The board of directors shall be authorized to fill such vacancies as may occur from time to time among the at-large directors, appointing qualified members to serve the remainder of unexpired terms.

Article IX: Executive Committee

A. Composition of The Executive Committee

  1. Chair;
  2. Vice Chair;
  3. Immediate Past Chair;
  4. Secretary-Treasurer;
  5. Legacy System Representative;
  6. Legislative Committee Chair;
  7. Transit Board Members Committee Representative;
  8. Business Member Board of Governors Representative;
  9. Canadian Member Representative;
  10. Transit CEO Representative from ten highest dues paying transit systems (other than a transit legacy system);
  11. Representative from ten highest dues paying business members;
  12. Bus and Paratransit CEOs Committee Representative;
  13. Commuter Rail CEOs Committee Representative;
  14. Rail Transit CEOs Committee Representative;
  15. Mid-size Operations Committee Representative;
  16. Small Operations Committee Representative;
  17. Three At-Large Business members;
  18. Three At-Large Transit Board members; and
  19. Three At-Large members.

B. Authority

The executive committee shall serve as the decision making body of the board of directors, with authority on all matters involving the management and performance oversight of the Association and its leadership, except for the matters expressly reserved for the board of directors in these bylaws. In addition, the executive committee may, in its discretion, retain Special Counsel to address particular matters.

C. Positions

The executive committee shall consist of all members noted in Article IX, Section A.

D. Eligibility

  1. Chair– The chair shall be an officer or official of a transit system member in good standing and shall be eligible to continue in office while serving as an officer or official of a transit system member in good standing. A candidate for the position of chair shall have completed a minimum of one year experience on the executive committee. For purposes of this article, an officer or official of a transit system member shall be deemed to include a transit governing board member, a chief executive officer or equivalent, or other high level individual approved by their respective transit system governing board or chief executive officer.
  2. Vice Chair– The vice chair shall have the same qualifications as the chair.
  3. Immediate Past Chair– The immediate past chair shall be eligible to continue in office while serving as an officer or official of an APTA member in good standing.
  4. Secretary-Treasurer– The secretary-treasurer shall be an officer or official of a transit system member or business member in good standing. A candidate for the position of secretary-treasurer shall have completed a minimum of one year experience on the executive committee.
  5. Members – Members of the Executive Committee as described in Article IX, Section A shall be officers or officials of APTA members in good standing. Members from classes of membership other than transit system members or business members, as described in Article III of these bylaws, shall be counted as transit system or business member directors for purposes of balance based on the public or private nature of their organization.
  6. All members of the executive committee must, throughout their tenure, serve as officers or officials of APTA member organizations in good standing but are elected in their personal capacities.

E. Terms and Term Limits

  1. The chair shall serve for a term of one year.
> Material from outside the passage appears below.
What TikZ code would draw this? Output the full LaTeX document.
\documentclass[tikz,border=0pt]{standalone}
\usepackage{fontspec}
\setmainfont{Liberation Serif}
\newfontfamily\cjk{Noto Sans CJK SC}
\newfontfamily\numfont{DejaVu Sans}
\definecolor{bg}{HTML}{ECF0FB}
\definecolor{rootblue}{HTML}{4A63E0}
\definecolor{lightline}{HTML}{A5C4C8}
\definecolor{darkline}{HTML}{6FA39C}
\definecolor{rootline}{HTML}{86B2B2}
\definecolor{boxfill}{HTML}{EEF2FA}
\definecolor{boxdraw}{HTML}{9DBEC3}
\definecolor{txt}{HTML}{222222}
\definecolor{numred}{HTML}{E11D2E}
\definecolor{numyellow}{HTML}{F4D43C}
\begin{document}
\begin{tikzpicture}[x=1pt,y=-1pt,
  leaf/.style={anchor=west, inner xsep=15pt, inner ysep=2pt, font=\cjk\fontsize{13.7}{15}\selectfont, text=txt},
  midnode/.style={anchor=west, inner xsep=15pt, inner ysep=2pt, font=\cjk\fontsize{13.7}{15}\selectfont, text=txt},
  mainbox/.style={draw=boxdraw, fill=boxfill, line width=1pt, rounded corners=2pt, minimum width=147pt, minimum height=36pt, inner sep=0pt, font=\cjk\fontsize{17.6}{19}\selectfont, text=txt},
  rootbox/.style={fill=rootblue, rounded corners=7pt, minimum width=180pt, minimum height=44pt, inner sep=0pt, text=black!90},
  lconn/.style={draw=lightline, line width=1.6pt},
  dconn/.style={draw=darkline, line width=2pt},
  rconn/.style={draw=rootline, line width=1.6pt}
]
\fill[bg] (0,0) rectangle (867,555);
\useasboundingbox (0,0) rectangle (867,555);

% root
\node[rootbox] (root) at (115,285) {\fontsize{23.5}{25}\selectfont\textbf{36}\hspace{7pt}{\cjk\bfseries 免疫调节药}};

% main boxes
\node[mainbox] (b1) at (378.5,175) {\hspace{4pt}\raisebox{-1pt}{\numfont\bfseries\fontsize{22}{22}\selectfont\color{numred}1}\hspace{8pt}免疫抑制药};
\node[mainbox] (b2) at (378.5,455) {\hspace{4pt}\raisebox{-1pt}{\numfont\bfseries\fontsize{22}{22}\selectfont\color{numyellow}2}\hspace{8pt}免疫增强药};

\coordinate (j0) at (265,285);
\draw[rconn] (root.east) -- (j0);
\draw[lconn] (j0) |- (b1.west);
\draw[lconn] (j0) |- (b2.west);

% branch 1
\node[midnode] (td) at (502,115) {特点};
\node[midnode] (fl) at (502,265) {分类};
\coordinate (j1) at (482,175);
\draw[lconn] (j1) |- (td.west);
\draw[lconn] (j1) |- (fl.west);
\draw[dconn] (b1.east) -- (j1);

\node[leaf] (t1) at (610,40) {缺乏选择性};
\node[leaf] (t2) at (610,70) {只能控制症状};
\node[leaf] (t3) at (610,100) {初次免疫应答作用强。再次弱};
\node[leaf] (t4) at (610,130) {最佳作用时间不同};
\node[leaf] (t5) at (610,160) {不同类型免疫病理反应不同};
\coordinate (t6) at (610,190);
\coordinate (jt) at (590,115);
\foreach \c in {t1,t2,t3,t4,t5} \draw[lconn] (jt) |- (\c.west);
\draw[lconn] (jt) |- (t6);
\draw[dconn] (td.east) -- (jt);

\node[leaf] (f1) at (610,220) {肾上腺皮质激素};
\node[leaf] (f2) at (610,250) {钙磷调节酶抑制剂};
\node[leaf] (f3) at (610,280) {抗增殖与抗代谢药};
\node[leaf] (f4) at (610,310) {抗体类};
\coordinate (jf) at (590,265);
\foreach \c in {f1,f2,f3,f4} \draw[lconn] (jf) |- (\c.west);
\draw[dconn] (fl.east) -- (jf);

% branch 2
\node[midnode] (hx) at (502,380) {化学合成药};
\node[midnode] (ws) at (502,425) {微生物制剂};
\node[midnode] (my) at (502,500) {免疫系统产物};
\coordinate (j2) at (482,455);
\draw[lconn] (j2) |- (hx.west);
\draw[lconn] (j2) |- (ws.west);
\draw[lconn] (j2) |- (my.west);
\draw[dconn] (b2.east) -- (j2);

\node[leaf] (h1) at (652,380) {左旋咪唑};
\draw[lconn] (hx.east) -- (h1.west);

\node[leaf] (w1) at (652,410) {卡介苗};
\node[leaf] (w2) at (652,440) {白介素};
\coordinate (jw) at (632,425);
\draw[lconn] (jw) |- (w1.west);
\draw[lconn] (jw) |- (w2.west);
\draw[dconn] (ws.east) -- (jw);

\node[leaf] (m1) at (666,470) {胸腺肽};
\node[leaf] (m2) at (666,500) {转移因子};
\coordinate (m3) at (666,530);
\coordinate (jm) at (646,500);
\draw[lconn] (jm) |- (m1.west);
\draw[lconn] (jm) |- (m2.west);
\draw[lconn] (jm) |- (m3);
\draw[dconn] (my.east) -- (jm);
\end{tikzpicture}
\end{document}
A chair appointed to fulfill a partial term may stand for a full term thereafter. At the conclusion of the chair’s term, he or she shall serve as immediate past chair if otherwise qualified.
  2. The vice chair shall serve for a term of one year. A vice chair appointed to fulfill a partial term may stand for a full term thereafter. At the conclusion of the vice chair’s one year term, he or she shall be eligible to serve as chair if otherwise qualified.
  3. The immediate past chair shall serve for a term of one year. An immediate past chair may be appointed to fulfill a partial term during the year following his or her term should the incumbent be unable to serve for any reason and if otherwise eligible. Except for continued or resumed service as immediate past chair as contemplated in this provision, the immediate past chair shall be barred from service on the executive committee in any role for one year following the conclusion of his or her term as immediate past chair.
  4. The secretary-treasurer shall serve a term of three years and may serve no more than one consecutive term (i.e., the secretary-treasurer must observe a break in service of at least one year between terms) as a member of the executive committee, except that he or she may stand for a term as vice chair immediately following his or her three-year term.
  5. The members shall serve staggered terms of three years and may serve no more than one consecutive term (i.e., a member at-large must observe a break in service of at least one year between terms) as a member of the executive committee, except that a member may stand for a term as secretary-treasurer or vice chair immediately following his or her three-year term.

F. Duties

  1. The chair shall preside at the meetings of the Association and of the board of directors and of the executive committee and shall be an ex-officio member of all committees except the nominating committee. He or she shall establish all ad hoc committees and task forces and appoint the members thereof. He or she shall perform such other duties as may be provided for in these bylaws, or by vote of the board of directors or of the Association and shall at the annual meeting report to the membership on Association affairs occurring during his or her term.
  2. In the absence or incapacity of the chair, the vice chair shall preside over meetings and otherwise carry out the duties of the chair. In the absence or incapacity of both the chair and vice chair, a member of the executive committee designated by the executive committee will do so.
  3. The vice chair shall be an ex-officio member of all committees except the nominating committee. He or she shall be responsible for the Association’s efforts to ensure diversity throughout its services, programs, and meetings and shall serve as the chair of the diversity council should a diversity council be established by the board of directors.
  4. The secretary-treasurer shall have responsible charge, under the direction of the chair and the board of directors, of all funds and securities of the Association, and shall invest such funds as may be ordered by the board of directors and in such a manner as it may approve. The secretary-treasurer shall make an annual report and such other reports as may be prescribed by the board of directors. The secretary-treasurer shall maintain and be in responsible charge of the minutes of all meetings of the board of directors and the executive committee.
  5. Voting – Each member of the executive committee shall be entitled to a single vote. Proxy voting is not authorized. Electronic voting is authorized when conducted in conjunction with an electronic meeting.

G. Meetings

The executive committee shall meet upon call of the chair.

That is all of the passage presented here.